Demonetisation has resulted in a slowdown in sales, as buyers and sellers wait for cash availability to normalise.
“The primary market (purchase of properties directly from developers) will not be affected much because it is already at the bottom of the price trends and further corrections are not possible. Moreover, the primary market is mortgage driven, especially at the lower and mid-end and will not face many problems. However, the luxury segment could see a bit of correction,” reveals Amit Chopra, director of Escala Realty India Pvt Ltd.
Land sales and the secondary (resale) market are likely to be hit for some time though due to the liquidity crunch, as investors wait for better returns.
Will demonetisation result in all white property deals?
Property consultants maintain that in the primary market, nearly all the reputed builders in metros, have stopped taking cash. With transactions occurring through accounted payments, such as cheques, demand drafts or bank transfers, experts opine that the primary markets will not be affected.
“Nearly 90% of the primary market in the metros, will not be impacted. The tier-2 and tier-3 cities will surely be affected though as the cash component is relatively higher in these cities,” explains Mudhit Gupta, CMD, Emgee Group.
Demonetisation may also cause a slight spike in distress sales. Earlier, consumers with ready payment abilities, were able to bargain and get a good deal. Now, this may be more unlikely.

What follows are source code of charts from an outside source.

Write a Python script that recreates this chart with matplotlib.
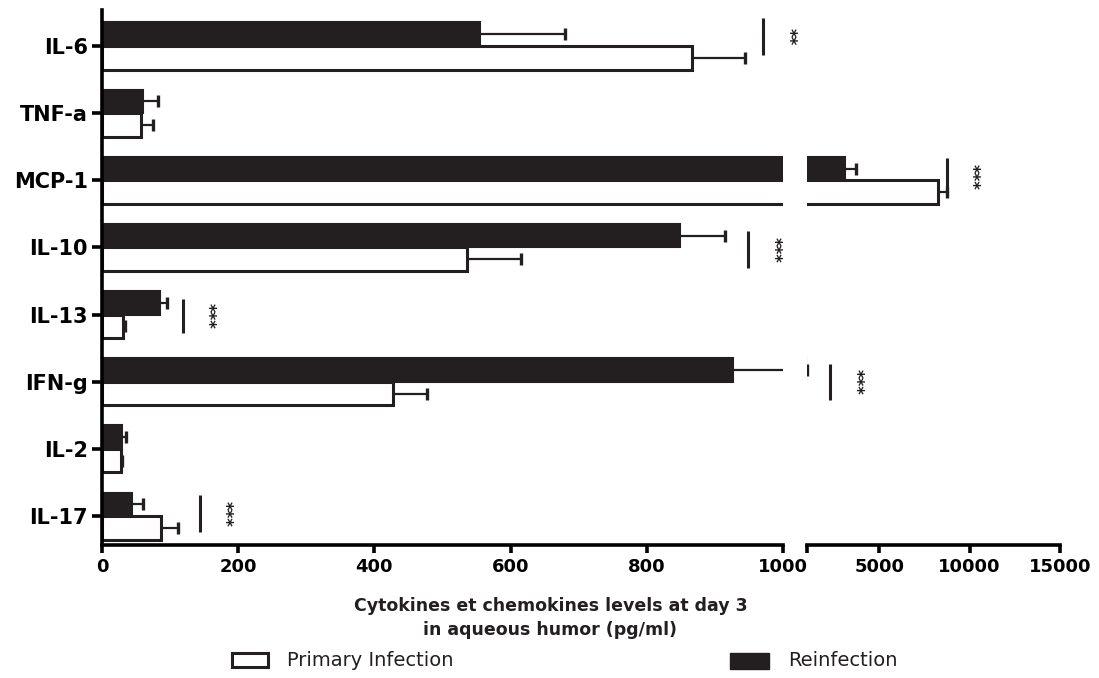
import numpy as np
import matplotlib.pyplot as plt
from matplotlib.patches import Rectangle

# valeurs (pg/ml)
cytokines = ["IL-6", "TNF-a", "MCP-1", "IL-10", "IL-13", "IFN-g", "IL-2", "IL-17"]
primary_mean = [866, 57, 8260, 536, 31, 427, 28, 87]
primary_top = [944, 75, 8757, 615, 34, 477, 29, 112]   # bout de la barre d'erreur
reinf_mean = [555, 60, 3122, 849, 85, 927, 29, 44]
reinf_top = [680, 82, 3729, 915, 95, 1020, 35, 60]

# tests de significativite
sig_cytokines = ["IL-6", "MCP-1", "IL-10", "IL-13", "IFN-g", "IL-17"]
sig_x = [971, 8757, 949, 119, 2290, 144]
sig_labels = ["**", "***", "***", "***", "***", "***"]
sig_span = [(-0.42, 0.13), (-0.33, 0.24), (-0.24, 0.31), (-0.24, 0.28), (-0.27, 0.27), (-0.31, 0.24)]

left_ticks = [0, 200, 400, 600, 800, 1000]
right_ticks = [1000, 5000, 10000, 15000]
right_ticklabels = ["", "5000", "10000", "15000"]

BLACK = "#231f20"
W, H = 1099, 678
BREAK = 1000

plt.rcParams['font.family'] = ['DejaVu Sans']
plt.rcParams['font.weight'] = 'bold'

fig = plt.figure(figsize=(W / 100, H / 100), dpi=100)
bottom = (H - 545) / H
height = 535 / H
ax1 = fig.add_axes([102 / W, bottom, (783 - 102) / W, height])
ax2 = fig.add_axes([807 / W, bottom, (1060 - 807) / W, height])

y = np.arange(len(cytokines))
h = 0.35


def draw_series(ax, means, tops, ypos, face, lw, only_big=False):
    means = np.array(means, dtype=float)
    tops = np.array(tops, dtype=float)
    m = tops > BREAK if only_big else np.ones(len(means), dtype=bool)
    if not m.any():
        return
    ax.barh(ypos[m], means[m], height=h, color=face, edgecolor=BLACK, linewidth=lw)
    ax.hlines(ypos[m], means[m], tops[m], color=BLACK, lw=1.6)
    ax.plot(tops[m], ypos[m], ls="none", marker="|", ms=9, mew=2.4, color=BLACK)


def setup(ax):
    ax.set_ylim(7.43, -0.536)
    for s in ["top", "right"]:
        ax.spines[s].set_visible(False)
    ax.spines["bottom"].set_linewidth(2.6)
    ax.tick_params(axis="x", length=6, width=2.6, labelsize=13, pad=3)


for ax, big in [(ax1, False), (ax2, True)]:
    draw_series(ax, reinf_mean, reinf_top, y - h / 2, BLACK, 1.5, big)
    draw_series(ax, primary_mean, primary_top, y + h / 2, "white", 2.2, big)
    setup(ax)

ax1.set_xlim(0, BREAK)
ax1.set_xticks(left_ticks)
ax1.spines["left"].set_linewidth(2.6)
ax1.set_yticks(y)
ax1.set_yticklabels(cytokines)
ax1.tick_params(axis="y", length=7, width=2.6, labelsize=15, pad=3)

ax2.set_xlim(BREAK, 15000)
ax2.set_xticks(right_ticks)
ax2.set_xticklabels(right_ticklabels)
ax2.spines["left"].set_visible(False)
ax2.set_yticks([])

# barres de significativite
for cyt, x, lab, (lo, hi) in zip(sig_cytokines, sig_x, sig_labels, sig_span):
    c = cytokines.index(cyt)
    ax = ax2 if x > BREAK else ax1
    ax.plot([x, x], [c + lo, c + hi], color=BLACK, lw=2.2, solid_capstyle="butt")
    ax.annotate(lab, xy=(x, c + (lo + hi) / 2), xytext=(18, 0), textcoords="offset points",
                rotation=270, ha="center", va="center", fontsize=12, fontweight="bold",
                color=BLACK)

# titre de l'axe x
fig.text(551 / W, 1 - 606 / H, "Cytokines et chemokines levels at day 3",
         ha="center", va="center", fontsize=12.5, fontweight="bold", color=BLACK)
fig.text(550 / W, 1 - 630 / H, "in aqueous humor (pg/ml)",
         ha="center", va="center", fontsize=12.5, fontweight="bold", color=BLACK)

# legende
fig.add_artist(Rectangle((232 / W, 1 - 667 / H), 36 / W, 14 / H, transform=fig.transFigure,
                         facecolor="white", edgecolor=BLACK, linewidth=2.2))
fig.text(287 / W, 1 - 661 / H, "Primary Infection", ha="left", va="center",
         fontsize=14, fontweight="normal", color=BLACK)
fig.add_artist(Rectangle((730 / W, 1 - 669 / H), 39 / W, 16 / H, transform=fig.transFigure,
                         facecolor=BLACK, edgecolor=BLACK, linewidth=1))
fig.text(788 / W, 1 - 661 / H, "Reinfection", ha="left", va="center",
         fontsize=14, fontweight="normal", color=BLACK)

fig.savefig("out.png", dpi=100)
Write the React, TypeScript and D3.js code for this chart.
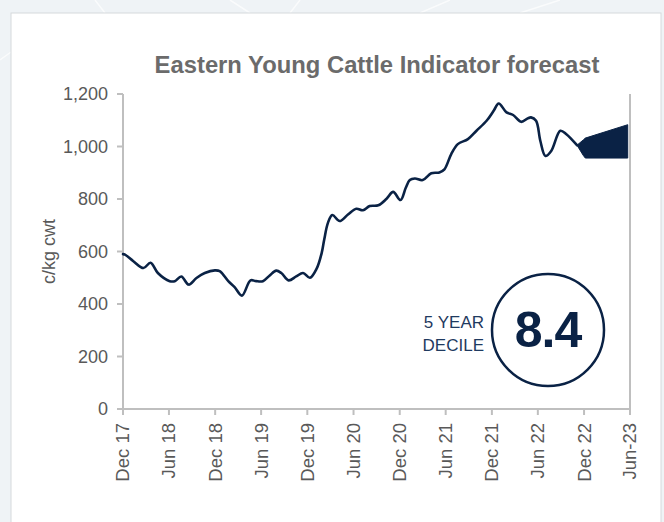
import React from "react";
import * as d3 from "d3";

const lineDates = [
  "2017-12-01","2017-12-09","2018-01-11","2018-02-20","2018-03-20","2018-04-18","2018-06-04","2018-06-24",
  "2018-07-20","2018-08-18","2018-09-18","2018-10-21","2018-11-30","2018-12-19","2019-01-22","2019-02-16",
  "2019-03-17","2019-04-20","2019-05-12","2019-06-08","2019-07-04","2019-07-31","2019-08-20","2019-09-18",
  "2019-10-18","2019-11-14","2019-12-11","2020-01-07","2020-01-27","2020-02-06","2020-02-21","2020-03-09",
  "2020-04-07","2020-05-10","2020-06-12","2020-07-08","2020-08-04","2020-09-07","2020-10-10","2020-11-05",
  "2020-12-04","2020-12-25","2021-01-10","2021-01-30","2021-03-02","2021-04-05","2021-05-07","2021-05-27",
  "2021-06-23","2021-07-19","2021-08-28","2021-10-01","2021-11-10","2021-12-08","2021-12-28","2022-01-28",
  "2022-02-23","2022-03-27","2022-04-22","2022-05-05","2022-05-25","2022-06-11","2022-07-01","2022-07-24",
  "2022-08-29","2022-09-22","2022-11-03"
];
const lineValues = [
  590,588,563,537,557,518,487,487,
  505,474,499,518,528,525,487,464,
  432,490,487,487,508,527,518,490,
  505,518,500,535,595,646,710,739,
  716,741,763,757,773,776,801,827,
  796,843,872,878,872,898,901,913,
  971,1009,1028,1060,1098,1136,1164,1130,
  1120,1094,1107,1111,1098,1021,964,983,
  1060,1047,1005
];

const forecastDates = ["2022-11-03","2022-11-28","2022-12-06","2023-05-23"];
const forecastHigh = [1005, 1025, 1032, 1083];
const forecastLow = [1005, 966, 956, 956];

const xTickDates = ["2017-12-01","2018-06-01","2018-12-01","2019-06-01","2019-12-01","2020-06-01",
  "2020-12-01","2021-06-01","2021-12-01","2022-06-01","2022-12-01","2023-06-01"];
const xTickLabels = ["Dec 17","Jun 18","Dec 18","Jun 19","Dec 19","Jun 20","Dec 20","Jun 21","Dec 21","Jun 22","Dec 22","Jun-23"];
const yTicks = [0, 200, 400, 600, 800, 1000, 1200];

const titleText = "Eastern Young Cattle Indicator forecast";
const yTitle = "c/kg cwt";
const decileLabel1 = "5 YEAR";
const decileLabel2 = "DECILE";
const decileValue = "8.4";

const W = 664, H = 522;
const left = 123, right = 630, top = 94, bottom = 409;
const NAVY = "#0a2245";
const GREY_TEXT = "#595959";
const AXIS = "#bfbfbf";
const FONT = "Arial, 'Liberation Sans', sans-serif";

export default function App() {
  const parse = d3.utcParse("%Y-%m-%d");
  const x = d3.scaleUtc()
    .domain([parse("2017-12-01")!, parse("2023-06-01")!])
    .range([left, right]);
  const y = d3.scaleLinear().domain([0, 1200]).range([bottom, top]);

  const pts = lineDates.map((d, i) => [x(parse(d)!), y(lineValues[i])] as [number, number]);
  const linePath = d3.line().curve(d3.curveCatmullRom.alpha(0.5))(pts) || "";

  const fc = forecastDates.map((d, i) => ({ t: parse(d)!, hi: forecastHigh[i], lo: forecastLow[i] }));
  const areaPath = d3.area<any>()
    .x((d) => x(d.t))
    .y0((d) => y(d.lo))
    .y1((d) => y(d.hi))
    .curve(d3.curveLinear)(fc) || "";

  return (
    <div style={{ position: "fixed", left: 0, top: 0, width: W, height: H }}>
      <svg width={W} height={H} style={{ display: "block" }}>
        <rect x={0} y={0} width={W} height={H} fill="#eff3f6" />
        <g stroke="#ffffff" strokeWidth={1.5} opacity={0.7} fill="none">
          <line x1={95} y1={0} x2={105} y2={13} />
          <line x1={230} y1={0} x2={250} y2={13} />
          <line x1={300} y1={0} x2={290} y2={13} />
          <line x1={420} y1={13} x2={450} y2={0} />
          <line x1={520} y1={13} x2={560} y2={0} />
          <line x1={0} y1={60} x2={11} y2={52} />
        </g>
        <rect x={11} y={13} width={650} height={530} fill="#ffffff" stroke="#d6d9dc" strokeWidth={1} />

        <text x={377} y={73} textAnchor="middle" fontFamily={FONT} fontWeight="bold" fontSize={23.8} fill="#6b6b6b">
          {titleText}
        </text>

        {/* y axis */}
        <line x1={left} y1={top} x2={left} y2={bottom} stroke={AXIS} strokeWidth={2} />
        <line x1={right} y1={top} x2={right} y2={bottom} stroke={AXIS} strokeWidth={2} />
        {yTicks.map((t) => (
          <g key={t}>
            <line x1={left - 6} x2={left} y1={y(t)} y2={y(t)} stroke={AXIS} strokeWidth={2} />
            <text x={108} y={y(t)} dy="0.35em" textAnchor="end" fontFamily={FONT} fontSize={18} fill={GREY_TEXT}>
              {d3.format(",")(t)}
            </text>
          </g>
        ))}
        <text transform={`translate(55,${(top + bottom) / 2}) rotate(-90)`} textAnchor="middle"
          fontFamily={FONT} fontSize={18} fill={GREY_TEXT}>{yTitle}</text>

        {/* x axis */}
        <line x1={left} y1={bottom} x2={right} y2={bottom} stroke={AXIS} strokeWidth={2} />
        {xTickDates.map((d, i) => {
          const xx = x(parse(d)!);
          return (
            <g key={d}>
              <line x1={xx} x2={xx} y1={bottom} y2={bottom + 6} stroke={AXIS} strokeWidth={2} />
              <text transform={`translate(${xx},${bottom + 14}) rotate(-90)`} dy="0.35em" textAnchor="end"
                fontFamily={FONT} fontSize={18.5} fill={GREY_TEXT}>{xTickLabels[i]}</text>
            </g>
          );
        })}

        {/* forecast area and line */}
        <path d={areaPath} fill={NAVY} stroke={NAVY} strokeWidth={1} />
        <path d={linePath} fill="none" stroke={NAVY} strokeWidth={2.6} strokeLinejoin="round" strokeLinecap="round" />

        {/* decile */}
        <circle cx={548} cy={330} r={56} fill="#ffffff" stroke={NAVY} strokeWidth={2.5} />
        <text x={548} y={347} textAnchor="middle" fontFamily={FONT} fontWeight="bold" fontSize={50} fill={NAVY}
          letterSpacing={-1}>{decileValue}</text>
        <text x={484} y={328} textAnchor="end" fontFamily={FONT} fontSize={17} fill="#1f3a60">{decileLabel1}</text>
        <text x={484} y={351} textAnchor="end" fontFamily={FONT} fontSize={17} fill="#1f3a60">{decileLabel2}</text>
      </svg>
    </div>
  );
}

Demonetisation’s impact on artificial inflation
A common belief is that the real estate market is artificially inflated, due to the circulation of black money. However, developers maintain that this is not true for primary markets, as investors are no longer present in this market. “The primary reason for this, is that the return on investment in properties for investors, is not sufficient. The purchasers are actual end-users. Thus, there should not be a significant effect on the prices,” says Gupta.
Anil Jindal, CMD of the SRS Group, explains that inflated property prices are a result of the presence of black money. As a result, the prices of resale flats will come down by 20%-40%. With demonetisation, such artificial demand will go down in the medium term, which is a major positive for realty, he says.
Sachin Sandhir, global managing director – emerging business, RICS, doesn’t rule out the possibility of artificial inflation in the long run. “If a seller is unable to accept a ‘black’ component for the sale consideration, he may simply ask for the entire consideration in ‘white’ and levy on the purchaser, all the taxes that will be additionally incident in the process, resulting in increased prices. The same thing could happen in the primary market, if upstream transactions have unaccounted components,” says Sandhir.
In this scenario, recent laws on real estate, like RERA, GST, and Real Estate Investment Trusts (REITs), can bring in the much-needed transparency and increase buyers’ confidence in the real estate market.
Which property markets will be affected by demonetisation?
- Nearly 90% of the primary market in the metros will not be impacted by demonetisation.
- Tier-2 and tier-3 cities are likely to be affected, as the cash component is relatively higher in these cities.
- Land sales and the secondary (resale) market are likely to be affected for some time, due to the liquidity crunch.